**Description of the task**
Every line below should be copied exactly; drop the pictures.

**Given material**
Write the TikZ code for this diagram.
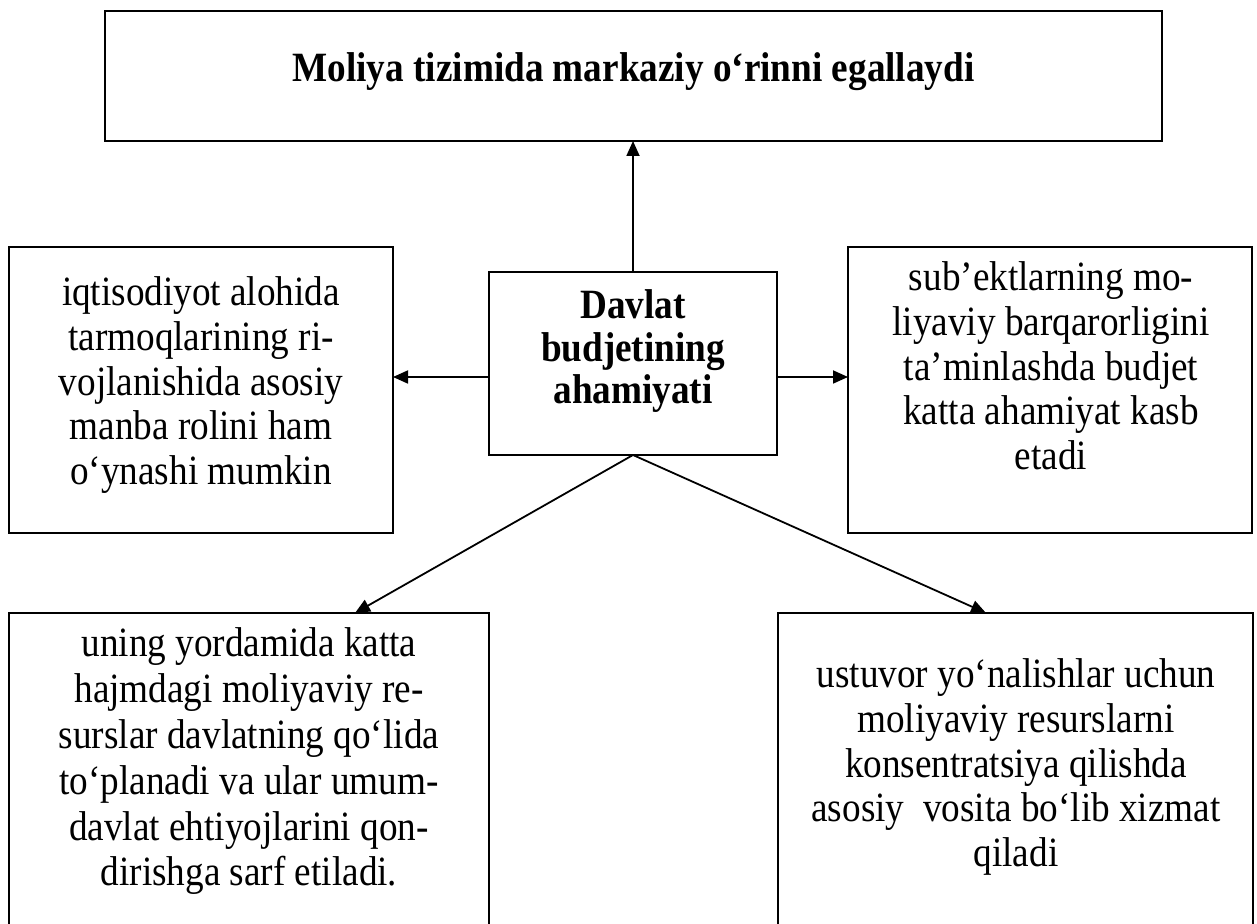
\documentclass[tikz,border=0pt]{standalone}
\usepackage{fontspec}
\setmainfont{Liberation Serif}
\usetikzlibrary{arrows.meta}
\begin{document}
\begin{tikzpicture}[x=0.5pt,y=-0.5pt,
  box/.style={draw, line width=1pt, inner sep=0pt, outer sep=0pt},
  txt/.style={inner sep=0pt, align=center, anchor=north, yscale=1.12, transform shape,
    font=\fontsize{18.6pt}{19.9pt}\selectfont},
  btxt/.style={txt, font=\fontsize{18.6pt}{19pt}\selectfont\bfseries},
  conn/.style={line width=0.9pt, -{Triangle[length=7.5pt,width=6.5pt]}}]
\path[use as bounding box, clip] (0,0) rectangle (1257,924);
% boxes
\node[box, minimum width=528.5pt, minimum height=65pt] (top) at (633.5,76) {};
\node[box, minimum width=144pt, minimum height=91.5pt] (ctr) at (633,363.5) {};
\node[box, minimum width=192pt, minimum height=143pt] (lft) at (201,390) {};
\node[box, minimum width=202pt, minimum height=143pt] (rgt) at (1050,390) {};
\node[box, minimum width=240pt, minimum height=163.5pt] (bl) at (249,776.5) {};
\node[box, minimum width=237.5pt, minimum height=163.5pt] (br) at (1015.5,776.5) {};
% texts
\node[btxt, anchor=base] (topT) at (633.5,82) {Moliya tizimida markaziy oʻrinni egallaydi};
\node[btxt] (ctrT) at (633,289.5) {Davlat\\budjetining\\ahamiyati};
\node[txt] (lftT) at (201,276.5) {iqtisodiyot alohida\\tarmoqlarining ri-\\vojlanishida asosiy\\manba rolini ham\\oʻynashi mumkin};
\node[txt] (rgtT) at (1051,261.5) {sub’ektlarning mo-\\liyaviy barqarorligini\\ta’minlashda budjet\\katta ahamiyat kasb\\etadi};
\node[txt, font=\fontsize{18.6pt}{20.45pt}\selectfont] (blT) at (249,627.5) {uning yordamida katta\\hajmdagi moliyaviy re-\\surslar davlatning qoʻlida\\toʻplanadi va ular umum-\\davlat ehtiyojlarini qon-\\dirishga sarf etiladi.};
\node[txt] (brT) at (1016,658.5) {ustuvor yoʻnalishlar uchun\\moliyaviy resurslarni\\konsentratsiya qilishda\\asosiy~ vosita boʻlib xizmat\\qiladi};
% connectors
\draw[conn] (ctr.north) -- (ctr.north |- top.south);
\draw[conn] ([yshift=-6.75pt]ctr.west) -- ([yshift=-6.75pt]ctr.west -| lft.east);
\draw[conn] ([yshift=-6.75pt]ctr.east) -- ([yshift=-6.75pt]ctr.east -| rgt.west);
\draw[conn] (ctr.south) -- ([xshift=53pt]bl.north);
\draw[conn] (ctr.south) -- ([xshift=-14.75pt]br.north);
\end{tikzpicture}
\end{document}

**Completed task**
Write the TikZ code for this diagram.
\documentclass[tikz,border=0pt]{standalone}
\usepackage{fontspec}
\setmainfont{Liberation Serif}
\usetikzlibrary{arrows.meta}
\begin{document}
\begin{tikzpicture}[x=0.5pt,y=-0.5pt,
  box/.style={draw, line width=1pt, inner sep=0pt, outer sep=0pt},
  txt/.style={inner sep=0pt, align=center, anchor=north, yscale=1.12, transform shape,
    font=\fontsize{18.6pt}{19.9pt}\selectfont},
  btxt/.style={txt, font=\fontsize{18.6pt}{19pt}\selectfont\bfseries},
  conn/.style={line width=0.9pt, -{Triangle[length=7.5pt,width=6.5pt]}}]
\path[use as bounding box, clip] (0,0) rectangle (1257,924);
% boxes
\node[box, minimum width=528.5pt, minimum height=65pt] (top) at (633.5,76) {};
\node[box, minimum width=144pt, minimum height=91.5pt] (ctr) at (633,363.5) {};
\node[box, minimum width=192pt, minimum height=143pt] (lft) at (201,390) {};
\node[box, minimum width=202pt, minimum height=143pt] (rgt) at (1050,390) {};
\node[box, minimum width=240pt, minimum height=163.5pt] (bl) at (249,776.5) {};
\node[box, minimum width=237.5pt, minimum height=163.5pt] (br) at (1015.5,776.5) {};
% texts
\node[btxt, anchor=base] (topT) at (633.5,82) {Moliya tizimida markaziy oʻrinni egallaydi};
\node[btxt] (ctrT) at (633,289.5) {Davlat\\budjetining\\ahamiyati};
\node[txt] (lftT) at (201,276.5) {iqtisodiyot alohida\\tarmoqlarining ri-\\vojlanishida asosiy\\manba rolini ham\\oʻynashi mumkin};
\node[txt] (rgtT) at (1051,261.5) {sub’ektlarning mo-\\liyaviy barqarorligini\\ta’minlashda budjet\\katta ahamiyat kasb\\etadi};
\node[txt, font=\fontsize{18.6pt}{20.45pt}\selectfont] (blT) at (249,627.5) {uning yordamida katta\\hajmdagi moliyaviy re-\\surslar davlatning qoʻlida\\toʻplanadi va ular umum-\\davlat ehtiyojlarini qon-\\dirishga sarf etiladi.};
\node[txt] (brT) at (1016,658.5) {ustuvor yoʻnalishlar uchun\\moliyaviy resurslarni\\konsentratsiya qilishda\\asosiy~ vosita boʻlib xizmat\\qiladi};
% connectors
\draw[conn] (ctr.north) -- (ctr.north |- top.south);
\draw[conn] ([yshift=-6.75pt]ctr.west) -- ([yshift=-6.75pt]ctr.west -| lft.east);
\draw[conn] ([yshift=-6.75pt]ctr.east) -- ([yshift=-6.75pt]ctr.east -| rgt.west);
\draw[conn] (ctr.south) -- ([xshift=53pt]bl.north);
\draw[conn] (ctr.south) -- ([xshift=-14.75pt]br.north);
\end{tikzpicture}
\end{document}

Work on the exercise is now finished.